━━━ Collected data ━━━
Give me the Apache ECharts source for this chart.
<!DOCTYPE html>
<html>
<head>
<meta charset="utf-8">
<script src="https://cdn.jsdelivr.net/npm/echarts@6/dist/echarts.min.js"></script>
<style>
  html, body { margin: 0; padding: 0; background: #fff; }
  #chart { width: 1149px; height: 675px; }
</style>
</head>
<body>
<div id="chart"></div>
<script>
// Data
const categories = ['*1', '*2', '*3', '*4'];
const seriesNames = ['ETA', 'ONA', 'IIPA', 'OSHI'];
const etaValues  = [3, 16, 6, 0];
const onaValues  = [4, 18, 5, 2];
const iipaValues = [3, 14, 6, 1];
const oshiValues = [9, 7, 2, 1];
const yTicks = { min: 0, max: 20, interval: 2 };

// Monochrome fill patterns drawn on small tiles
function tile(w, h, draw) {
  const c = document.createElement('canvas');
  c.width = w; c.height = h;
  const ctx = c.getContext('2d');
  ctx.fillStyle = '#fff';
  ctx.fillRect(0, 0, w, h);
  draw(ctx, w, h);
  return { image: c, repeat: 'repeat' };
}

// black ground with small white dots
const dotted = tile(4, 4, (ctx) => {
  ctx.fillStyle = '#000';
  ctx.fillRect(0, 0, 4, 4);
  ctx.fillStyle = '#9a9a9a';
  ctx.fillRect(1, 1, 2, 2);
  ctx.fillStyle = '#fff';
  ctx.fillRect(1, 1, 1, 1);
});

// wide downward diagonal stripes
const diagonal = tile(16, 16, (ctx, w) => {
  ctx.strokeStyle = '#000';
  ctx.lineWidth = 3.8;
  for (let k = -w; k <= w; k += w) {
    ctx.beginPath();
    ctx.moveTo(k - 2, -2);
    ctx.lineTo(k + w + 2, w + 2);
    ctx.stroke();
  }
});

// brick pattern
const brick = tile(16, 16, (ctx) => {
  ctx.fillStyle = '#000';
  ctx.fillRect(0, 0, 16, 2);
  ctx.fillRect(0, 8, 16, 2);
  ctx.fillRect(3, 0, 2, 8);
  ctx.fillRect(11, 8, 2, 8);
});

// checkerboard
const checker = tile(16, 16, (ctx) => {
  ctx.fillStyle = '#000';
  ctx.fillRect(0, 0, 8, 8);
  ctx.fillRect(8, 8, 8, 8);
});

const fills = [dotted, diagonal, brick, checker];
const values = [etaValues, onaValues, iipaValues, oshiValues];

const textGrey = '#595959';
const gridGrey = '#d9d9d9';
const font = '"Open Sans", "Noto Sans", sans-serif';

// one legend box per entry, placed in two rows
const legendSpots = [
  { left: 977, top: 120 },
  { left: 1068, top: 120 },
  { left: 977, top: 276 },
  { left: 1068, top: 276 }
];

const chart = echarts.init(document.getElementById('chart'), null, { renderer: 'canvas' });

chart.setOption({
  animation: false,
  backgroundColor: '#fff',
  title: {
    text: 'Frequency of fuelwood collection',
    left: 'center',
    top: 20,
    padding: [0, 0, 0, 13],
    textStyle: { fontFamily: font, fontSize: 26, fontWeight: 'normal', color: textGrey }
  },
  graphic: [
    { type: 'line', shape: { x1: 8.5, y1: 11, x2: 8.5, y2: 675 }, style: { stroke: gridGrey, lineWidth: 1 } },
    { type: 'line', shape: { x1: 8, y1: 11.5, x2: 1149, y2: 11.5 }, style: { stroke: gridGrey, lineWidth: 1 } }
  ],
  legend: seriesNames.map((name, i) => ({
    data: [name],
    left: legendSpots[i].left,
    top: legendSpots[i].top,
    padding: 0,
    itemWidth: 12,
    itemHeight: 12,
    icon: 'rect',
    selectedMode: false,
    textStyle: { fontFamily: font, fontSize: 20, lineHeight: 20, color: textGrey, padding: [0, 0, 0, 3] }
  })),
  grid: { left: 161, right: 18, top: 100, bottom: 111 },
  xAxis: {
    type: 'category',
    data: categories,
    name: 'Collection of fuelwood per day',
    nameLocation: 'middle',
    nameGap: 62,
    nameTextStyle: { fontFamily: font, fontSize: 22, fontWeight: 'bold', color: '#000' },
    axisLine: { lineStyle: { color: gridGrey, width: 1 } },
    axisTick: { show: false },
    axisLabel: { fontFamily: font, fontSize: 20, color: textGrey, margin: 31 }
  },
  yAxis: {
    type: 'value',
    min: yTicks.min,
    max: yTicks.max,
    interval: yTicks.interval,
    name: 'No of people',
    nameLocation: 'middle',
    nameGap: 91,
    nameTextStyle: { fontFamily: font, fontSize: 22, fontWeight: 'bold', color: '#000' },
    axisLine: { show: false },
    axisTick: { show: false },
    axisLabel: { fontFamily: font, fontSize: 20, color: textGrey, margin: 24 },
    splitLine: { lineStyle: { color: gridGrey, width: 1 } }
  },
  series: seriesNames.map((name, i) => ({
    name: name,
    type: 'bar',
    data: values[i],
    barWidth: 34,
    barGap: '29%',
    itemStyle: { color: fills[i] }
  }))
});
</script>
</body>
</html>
━━━
*Given task*: Take the listing above and set it down exactly.

*Result of this task*:
Give me the Apache ECharts source for this chart.
<!DOCTYPE html>
<html>
<head>
<meta charset="utf-8">
<script src="https://cdn.jsdelivr.net/npm/echarts@6/dist/echarts.min.js"></script>
<style>
  html, body { margin: 0; padding: 0; background: #fff; }
  #chart { width: 1149px; height: 675px; }
</style>
</head>
<body>
<div id="chart"></div>
<script>
// Data
const categories = ['*1', '*2', '*3', '*4'];
const seriesNames = ['ETA', 'ONA', 'IIPA', 'OSHI'];
const etaValues  = [3, 16, 6, 0];
const onaValues  = [4, 18, 5, 2];
const iipaValues = [3, 14, 6, 1];
const oshiValues = [9, 7, 2, 1];
const yTicks = { min: 0, max: 20, interval: 2 };

// Monochrome fill patterns drawn on small tiles
function tile(w, h, draw) {
  const c = document.createElement('canvas');
  c.width = w; c.height = h;
  const ctx = c.getContext('2d');
  ctx.fillStyle = '#fff';
  ctx.fillRect(0, 0, w, h);
  draw(ctx, w, h);
  return { image: c, repeat: 'repeat' };
}

// black ground with small white dots
const dotted = tile(4, 4, (ctx) => {
  ctx.fillStyle = '#000';
  ctx.fillRect(0, 0, 4, 4);
  ctx.fillStyle = '#9a9a9a';
  ctx.fillRect(1, 1, 2, 2);
  ctx.fillStyle = '#fff';
  ctx.fillRect(1, 1, 1, 1);
});

// wide downward diagonal stripes
const diagonal = tile(16, 16, (ctx, w) => {
  ctx.strokeStyle = '#000';
  ctx.lineWidth = 3.8;
  for (let k = -w; k <= w; k += w) {
    ctx.beginPath();
    ctx.moveTo(k - 2, -2);
    ctx.lineTo(k + w + 2, w + 2);
    ctx.stroke();
  }
});

// brick pattern
const brick = tile(16, 16, (ctx) => {
  ctx.fillStyle = '#000';
  ctx.fillRect(0, 0, 16, 2);
  ctx.fillRect(0, 8, 16, 2);
  ctx.fillRect(3, 0, 2, 8);
  ctx.fillRect(11, 8, 2, 8);
});

// checkerboard
const checker = tile(16, 16, (ctx) => {
  ctx.fillStyle = '#000';
  ctx.fillRect(0, 0, 8, 8);
  ctx.fillRect(8, 8, 8, 8);
});

const fills = [dotted, diagonal, brick, checker];
const values = [etaValues, onaValues, iipaValues, oshiValues];

const textGrey = '#595959';
const gridGrey = '#d9d9d9';
const font = '"Open Sans", "Noto Sans", sans-serif';

// one legend box per entry, placed in two rows
const legendSpots = [
  { left: 977, top: 120 },
  { left: 1068, top: 120 },
  { left: 977, top: 276 },
  { left: 1068, top: 276 }
];

const chart = echarts.init(document.getElementById('chart'), null, { renderer: 'canvas' });

chart.setOption({
  animation: false,
  backgroundColor: '#fff',
  title: {
    text: 'Frequency of fuelwood collection',
    left: 'center',
    top: 20,
    padding: [0, 0, 0, 13],
    textStyle: { fontFamily: font, fontSize: 26, fontWeight: 'normal', color: textGrey }
  },
  graphic: [
    { type: 'line', shape: { x1: 8.5, y1: 11, x2: 8.5, y2: 675 }, style: { stroke: gridGrey, lineWidth: 1 } },
    { type: 'line', shape: { x1: 8, y1: 11.5, x2: 1149, y2: 11.5 }, style: { stroke: gridGrey, lineWidth: 1 } }
  ],
  legend: seriesNames.map((name, i) => ({
    data: [name],
    left: legendSpots[i].left,
    top: legendSpots[i].top,
    padding: 0,
    itemWidth: 12,
    itemHeight: 12,
    icon: 'rect',
    selectedMode: false,
    textStyle: { fontFamily: font, fontSize: 20, lineHeight: 20, color: textGrey, padding: [0, 0, 0, 3] }
  })),
  grid: { left: 161, right: 18, top: 100, bottom: 111 },
  xAxis: {
    type: 'category',
    data: categories,
    name: 'Collection of fuelwood per day',
    nameLocation: 'middle',
    nameGap: 62,
    nameTextStyle: { fontFamily: font, fontSize: 22, fontWeight: 'bold', color: '#000' },
    axisLine: { lineStyle: { color: gridGrey, width: 1 } },
    axisTick: { show: false },
    axisLabel: { fontFamily: font, fontSize: 20, color: textGrey, margin: 31 }
  },
  yAxis: {
    type: 'value',
    min: yTicks.min,
    max: yTicks.max,
    interval: yTicks.interval,
    name: 'No of people',
    nameLocation: 'middle',
    nameGap: 91,
    nameTextStyle: { fontFamily: font, fontSize: 22, fontWeight: 'bold', color: '#000' },
    axisLine: { show: false },
    axisTick: { show: false },
    axisLabel: { fontFamily: font, fontSize: 20, color: textGrey, margin: 24 },
    splitLine: { lineStyle: { color: gridGrey, width: 1 } }
  },
  series: seriesNames.map((name, i) => ({
    name: name,
    type: 'bar',
    data: values[i],
    barWidth: 34,
    barGap: '29%',
    itemStyle: { color: fills[i] }
  }))
});
</script>
</body>
</html>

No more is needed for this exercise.